Aromatherapy Massage

A slower, gentler form of massage therapy utilising the thereputic essences of plants to treat a variety of different conditions, including:

- Stress

- Anxiety

- Depression

- Insomnia

- Muscle pain and tension

First coined in 1928 by the French chemist, Gattefosse, aromatherapy is the use of aromatic oils from seeds, barks, roots, leaves, flowers, woods, balsams and resins. Although Gattefosse was the first to use the term, historically the earliest use of therapeutic oils in medicine was 2800 BC and their presence has been noted in the Vedic literature of India, the Yellow Emperor's Book of Internal Medicine in China and archaeological findings from ancient Egyptian civilization.

In some respects the word 'aromatherapy' can be misleading because it suggests that it is a form of healing which works exclusively through our sense of smell, and on the emotions. In fact, the individual chemical constituents of these 'essential oils' interact with the body's chemistry in a direct way. Tea tree (melaleuca alternifolia) essential oil, for example, is commonly used on acne, due to it's anti-septic properties.

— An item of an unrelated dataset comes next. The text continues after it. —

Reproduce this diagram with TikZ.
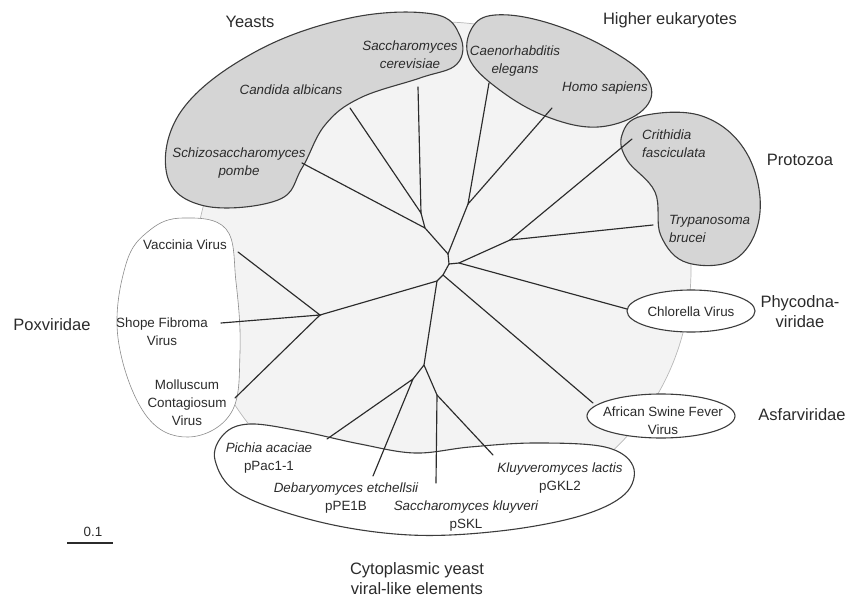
\documentclass[tikz,border=0pt]{standalone}
\usepackage{fontspec}
\setmainfont{Liberation Sans}
\usetikzlibrary{positioning}
\definecolor{Ink}{HTML}{2B2B2B}
\definecolor{DiscFill}{HTML}{F3F3F3}
\definecolor{DiscEdge}{HTML}{B8B8B8}
\definecolor{CladeFill}{HTML}{D5D5D5}
\definecolor{CladeEdge}{HTML}{3C3C3C}
\definecolor{PoxEdge}{HTML}{8C8C8C}
\tikzset{
  treedisc/.style={draw=DiscEdge,fill=DiscFill,line width=0.7pt},
  cladeblob/.style={draw=CladeEdge,fill=CladeFill,line width=1.1pt},
  virusblob/.style={draw=CladeEdge,fill=white,line width=1.1pt},
  poxblob/.style={draw=PoxEdge,fill=white,line width=0.6pt},
  treearm/.style={draw=Ink,line width=1.15pt,line cap=round},
  taxon/.style={align=center,font=\fontsize{13.4}{18}\selectfont\itshape,text=Ink,inner sep=0pt},
  virus/.style={align=center,font=\fontsize{13.4}{18}\selectfont,text=Ink,inner sep=0pt},
  grouplabel/.style={align=center,font=\fontsize{16.5}{20}\selectfont,text=Ink,inner sep=0pt}
}

\begin{document}
\begin{tikzpicture}[x=1pt,y=-1pt]
  \useasboundingbox (0,0) rectangle (847,597);

  % background disc
  \draw[treedisc] (443,270) circle[radius=248pt];

  % clade outlines
  \draw[cladeblob] plot[smooth cycle,tension=0.65] coordinates {(433,14) (460,36) (457,64) (420,78) (360,98) (325,125) (302,168) (278,200) (205,206) (167,175) (182,110) (255,52) (350,18)};
  \draw[cladeblob] plot[smooth cycle,tension=0.65] coordinates {(472,28) (495,15) (545,22) (605,47) (648,80) (643,110) (598,127) (545,116) (497,88) (469,58)};
  \draw[cladeblob] plot[smooth cycle,tension=0.65] coordinates {(642,116) (702,116) (746,152) (760,212) (737,258) (688,263) (661,236) (655,192) (627,160) (622,135)};
  \draw[poxblob] plot[smooth cycle,tension=0.65] coordinates {(183,218) (226,229) (236,282) (240,352) (231,413) (188,437) (145,414) (118,338) (126,264) (150,230)};
  \draw[virusblob] plot[smooth cycle,tension=0.6] coordinates {(250,424) (300,431) (360,444) (415,453) (470,447) (535,443) (605,447) (633,466) (625,494) (580,516) (500,531) (410,535) (320,522) (240,494) (215,460) (224,434)};
  \draw[virusblob] (691,311) ellipse[x radius=64pt,y radius=21pt];
  \draw[virusblob] (661,416) ellipse[x radius=74pt,y radius=22pt];

  % tree: inner nodes
  \coordinate (nScCa) at (421,213);
  \coordinate (nYeast) at (425,228);
  \coordinate (nHigh) at (468,204);
  \coordinate (nA) at (448,254);
  \coordinate (nB) at (449,264);
  \coordinate (nProtC) at (459,263);
  \coordinate (nProt) at (510,240);
  \coordinate (nC) at (443,275);
  \coordinate (nD) at (437,281);
  \coordinate (nPox) at (320,315);
  \coordinate (nPl) at (424,365);
  \coordinate (nPD) at (413,379);
  \coordinate (nSK) at (437,395);
  % tree: leaf ends
  \coordinate (lSc) at (418,87);
  \coordinate (lCa) at (350,108);
  \coordinate (lSp) at (302,163);
  \coordinate (lCe) at (489,83);
  \coordinate (lHs) at (552,108);
  \coordinate (lCf) at (632,139);
  \coordinate (lTb) at (653,225);
  \coordinate (lCv) at (627,309);
  \coordinate (lAs) at (593,403);
  \coordinate (lVv) at (238,252);
  \coordinate (lSf) at (221,323);
  \coordinate (lMc) at (235,398);
  \coordinate (lPa) at (327,439);
  \coordinate (lDe) at (373,476);
  \coordinate (lSk) at (436,483);
  \coordinate (lKl) at (493,455);

  \draw[treearm] (lSc) -- (nScCa) -- (lCa);
  \draw[treearm] (nScCa) -- (nYeast) -- (lSp);
  \draw[treearm] (nYeast) -- (nA) -- (nHigh);
  \draw[treearm] (lCe) -- (nHigh) -- (lHs);
  \draw[treearm] (nA) -- (nB) -- (nProtC) -- (nProt);
  \draw[treearm] (lCf) -- (nProt) -- (lTb);
  \draw[treearm] (nProtC) -- (lCv);
  \draw[treearm] (nB) -- (nC) -- (lAs);
  \draw[treearm] (nC) -- (nD) -- (nPox);
  \draw[treearm] (lVv) -- (nPox) -- (lSf);
  \draw[treearm] (nPox) -- (lMc);
  \draw[treearm] (nD) -- (nPl) -- (nPD);
  \draw[treearm] (lPa) -- (nPD) -- (lDe);
  \draw[treearm] (nPl) -- (nSK) -- (lSk);
  \draw[treearm] (nSK) -- (lKl);

  % taxa
  \node[taxon] (tSc) at (410,55) {Saccharomyces\\cerevisiae};
  \node[taxon] (tCa) at (291,90) {Candida albicans};
  \node[taxon] (tSp) at (239,163) {Schizosaccharomyces\\pombe};
  \node[taxon] (tCe) at (515,61) {Caenorhabditis\\elegans};
  \node[taxon] (tHs) at (605,88) {Homo sapiens};
  \node[taxon,align=left,anchor=west] (tCf) at (642,144) {Crithidia\\fasciculata};
  \node[taxon,align=left,anchor=west] (tTb) at (669,229) {Trypanosoma\\brucei};
  \node[virus] (tCv) at (691,312) {Chlorella Virus};
  \node[virus] (tAs) at (663,421) {African Swine Fever\\Virus};
  \node[virus] (tVv) at (185,245) {Vaccinia Virus};
  \node[virus] (tSf) at (162,332) {Shope Fibroma\\Virus};
  \node[virus] (tMc) at (187,403) {Molluscum\\Contagiosum\\Virus};
  \node[virus] (tPa) at (269,458) {{\itshape Pichia acaciae}\\pPac1-1};
  \node[virus] (tDe) at (346,498) {{\itshape Debaryomyces etchellsii}\\pPE1B};
  \node[virus] (tSk) at (466,516) {{\itshape Saccharomyces kluyveri}\\pSKL};
  \node[virus] (tKl) at (560,478) {{\itshape Kluyveromyces lactis}\\pGKL2};

  % groups
  \node[grouplabel] (gYeast) at (250,22) {Yeasts};
  \node[grouplabel] (gHigh) at (670,20) {Higher eukaryotes};
  \node[grouplabel] (gProt) at (800,160) {Protozoa};
  \node[grouplabel] (gPhyc) at (800,312) {Phycodna-\\viridae};
  \node[grouplabel] (gAsf) at (802,415) {Asfarviridae};
  \node[grouplabel] (gPox) at (52,325) {Poxviridae};
  \node[grouplabel] (gCyto) at (417,579) {Cytoplasmic yeast\\viral-like elements};

  % scale
  \coordinate (sbL) at (67,543);
  \coordinate (sbR) at (113,543);
  \draw[treearm,line cap=butt] (sbL) -- (sbR);
  \node[virus] (sbT) at (93,532) {0.1};
\end{tikzpicture}
\end{document}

Essential oils are extremely effective when administered externally via massage therapy where they are easily absorbed by the skin and transported around the whole body.

Each essential oil has a different profile, both physiological and psychological, and a qualified aromatherapist will select relevant oils according to your current state of being. For example; if you're struggling with anxiety your therapist might select frankincense to help slow and deepen the quality of your breath during treatment, geranium to balance your emotions and bergamot to uplift your mind.

Aromatherapy massage is also useful for muscular aches and pains. Oils of black pepper, ginger and clove have an analgesic effect on muscles and boost blood flow to chronically tight areas in order to bring warmth and comfort to chronically injured areas.

As a treatment, aromatherapy is usually a gentler, slower form of massage with an emphasis on the effectiveness of the oils. If the muscles are particularly tight, however, I like to combine the oils with a sports or deep tissue massage so that they can help warm the tissues whilst more vigorous techniques are applied.